- Instruction
Retype exactly the lines from the first one through the line with "(lp3) at (569,258)", including both ends; skip any pictures.

- Provided material
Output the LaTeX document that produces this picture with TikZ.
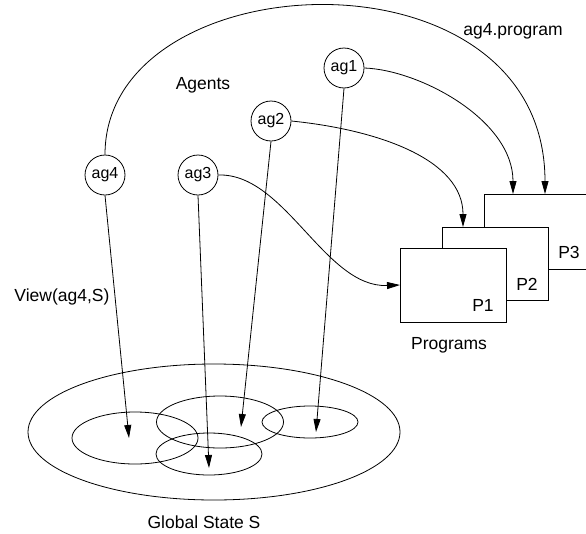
\documentclass[tikz,border=0pt]{standalone}
\usepackage{fontspec}
\setmainfont{Liberation Sans}
\usetikzlibrary{arrows.meta,shapes.geometric}
\begin{document}
\begin{tikzpicture}[x=1pt,y=-1pt,
  every node/.style={font=\fontsize{17.5}{20}\selectfont},
  agent/.style={circle,draw,line width=0.8pt,minimum size=40pt,inner sep=0pt,font=\fontsize{16}{19}\selectfont},
  prog/.style={draw,fill=white,line width=0.8pt,anchor=north west,inner sep=0pt},
  region/.style={ellipse,draw,line width=0.8pt,inner sep=0pt},
  lbl/.style={anchor=base,inner sep=0pt},
  conn/.style={line width=0.8pt,-{Triangle[length=13pt,width=7pt]}}]
\useasboundingbox (0,0) rectangle (586,533);
\clip (0,0) rectangle (586,533);

% global state and views
\node[region,minimum width=372pt,minimum height=136pt] (gs) at (214,432) {};
\node[region,minimum width=126pt,minimum height=52pt] (v4) at (135,438) {};
\node[region,minimum width=127pt,minimum height=52pt] (v2) at (220,422) {};
\node[region,minimum width=96pt,minimum height=32pt] (v1) at (310,422) {};
\node[region,minimum width=106pt,minimum height=42pt] (v3) at (209,454) {};

% programs
\node[prog,minimum width=130pt,minimum height=75pt] (p3) at (484,194) {};
\node[prog,minimum width=106pt,minimum height=73pt] (p2) at (442,227) {};
\node[prog,minimum width=106pt,minimum height=74pt] (p1) at (400,248) {};
\node[lbl] (lp1) at (483,311) {P1};
\node[lbl] (lp2) at (527,290) {P2};
\node[lbl] (lp3) at (569,258) {P3};

% agents
\node[agent] (ag1) at (344,68) {ag1};
\node[agent] (ag2) at (271,121) {ag2};
\node[agent] (ag3) at (198,175) {ag3};
\node[agent] (ag4) at (105,175) {ag4};

% labels
\node[lbl] (lagents) at (203,89) {Agents};
\node[lbl] (lprog4) at (513,35) {ag4.program};
\node[lbl] (lview) at (62,301) {View(ag4,S)};
\node[lbl] (lgs) at (204,528) {Global State S};
\node[lbl] (lprogs) at (449,349) {Programs};

% end points
\coordinate (t4) at (129,438);
\coordinate (t3) at (209,468);
\coordinate (t2) at (241,427);
\coordinate (t1) at (316,432);
\coordinate (e1) at (513,194);
\coordinate (e4) at (545,194);
\coordinate (e2) at (463,227);
\coordinate (e3) at (400,285);

% connectors to views
\draw[conn] (ag4.south) -- (t4);
\draw[conn] (ag3.south) -- (t3);
\draw[conn] (ag2.south) -- (t2);
\draw[conn] (ag1.south) -- (t1);

% connectors to programs
\draw[conn] (ag1.east) .. controls (420,70) and (513,120) .. (e1);
\draw[conn] (ag2.east) .. controls (380,130) and (463,160) .. (e2);
\draw[conn] (ag3.east) .. controls (285,173) and (325,288) .. (e3);
\draw[conn] (ag4.north) .. controls (105,-40) and (545,-60) .. (e4);
\end{tikzpicture}
\end{document}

- Completed task
Output the LaTeX document that produces this picture with TikZ.
\documentclass[tikz,border=0pt]{standalone}
\usepackage{fontspec}
\setmainfont{Liberation Sans}
\usetikzlibrary{arrows.meta,shapes.geometric}
\begin{document}
\begin{tikzpicture}[x=1pt,y=-1pt,
  every node/.style={font=\fontsize{17.5}{20}\selectfont},
  agent/.style={circle,draw,line width=0.8pt,minimum size=40pt,inner sep=0pt,font=\fontsize{16}{19}\selectfont},
  prog/.style={draw,fill=white,line width=0.8pt,anchor=north west,inner sep=0pt},
  region/.style={ellipse,draw,line width=0.8pt,inner sep=0pt},
  lbl/.style={anchor=base,inner sep=0pt},
  conn/.style={line width=0.8pt,-{Triangle[length=13pt,width=7pt]}}]
\useasboundingbox (0,0) rectangle (586,533);
\clip (0,0) rectangle (586,533);

% global state and views
\node[region,minimum width=372pt,minimum height=136pt] (gs) at (214,432) {};
\node[region,minimum width=126pt,minimum height=52pt] (v4) at (135,438) {};
\node[region,minimum width=127pt,minimum height=52pt] (v2) at (220,422) {};
\node[region,minimum width=96pt,minimum height=32pt] (v1) at (310,422) {};
\node[region,minimum width=106pt,minimum height=42pt] (v3) at (209,454) {};

% programs
\node[prog,minimum width=130pt,minimum height=75pt] (p3) at (484,194) {};
\node[prog,minimum width=106pt,minimum height=73pt] (p2) at (442,227) {};
\node[prog,minimum width=106pt,minimum height=74pt] (p1) at (400,248) {};
\node[lbl] (lp1) at (483,311) {P1};
\node[lbl] (lp2) at (527,290) {P2};
\node[lbl] (lp3) at (569,258) {P3};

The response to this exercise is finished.